The seizing officer’s notes had been amongst the papers which the Customs had disclosed as intended to be relied upon at the hearing and, as I have mentioned, no challenge to the validity of the seizure or the correctness of the notes was indicated to the Customs before the hearing. Accordingly the Customs had made no arrangements to call the seizing officer. It had not been indicated, either, that Mr Turner’s side wished the seizing officer to attend for cross-examination. In those circumstances, says Mr Puzey, once the Tribunal found itself seriously questioning the correctness of the seizing officer’s notes and the manner of the seizure they should, in all justice, have indicated to the Customs at the hearing that they were moving in such a direction and that the Customs might accordingly wish to request an adjournment in order that the seizing officer could be called. I have not been told that an adjournment was asked for but refused.
Whilst I see that the outcome may have been unfair to the Customs, I have no note of how the hearing at the Tribunal was conducted and it is difficult, in the absence of any such record, to determine whether such unfairness was occasioned by the Tribunal having failed to disclose the manner, hostile to the seizing officer’s view of things, in which its mind was working or by the failure of the Customs, that becoming apparent, to have asked for an adjournment for the purpose. Had the issue been on its own I would not have seen it as an error of law sufficient to require the Tribunal’s decision to be set aside but, allied, as it is, to the section 16 (4) issue above, I see the risk of injustice to the Customs, however it came about, as being a factor which I am able to add in concluding that the Tribunal, in the Turner case, was in material error of law. The Tribunal’s decision was that the Customs had been unreasonable and that they were to be given directions to take steps to secure that repetition of such unreasonableness should not occur when comparable circumstances arose in the future. I set aside that decision and to that extent the appeal is allowed.

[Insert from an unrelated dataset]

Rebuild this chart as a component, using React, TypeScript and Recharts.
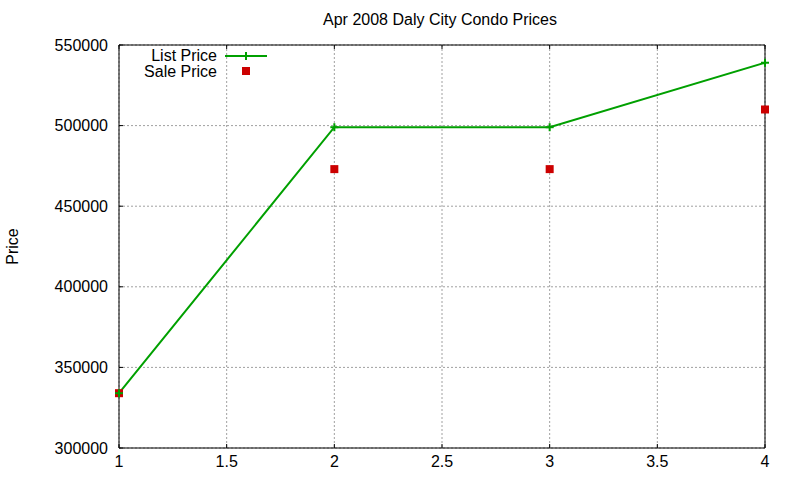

However, Mr Puzey accepts that one of Mr Turner’s grounds for pressing for a restoration was, Mr Turner had said, that great hardship was occasioned to him and his family by way of the forfeiture of the car. Mr Puzey accepts, also, that the Tribunal never gave its mind to the question of hardship or cannot be seen to have done so. He accepts, further, that a case in hardship could be made such as provided some ground for restoration. Accordingly, whilst setting aside the Tribunal’s decision in the Turner case released on the 1st August 2003, I remit the matter to a Tribunal (not necessarily constituted as before) for there to be a hearing at which hardship can be assessed. Indeed, as the existing Tribunal decision is set aside, all issues may be reopened at the fresh hearing. There should though, prior to that, be a directions hearing or exchange of letters by which the Tribunal can indicate whether it would be appropriate for arrangements to be made for the attendance of the seizing officer for him to give oral evidence, should the Customs so apply.
Conclusion
For the reasons I have given, in the Eatock and Speakman cases the appeals are dismissed; in the Turner case the appeal is allowed and the matter is to be remitted in the manner I have indicated above.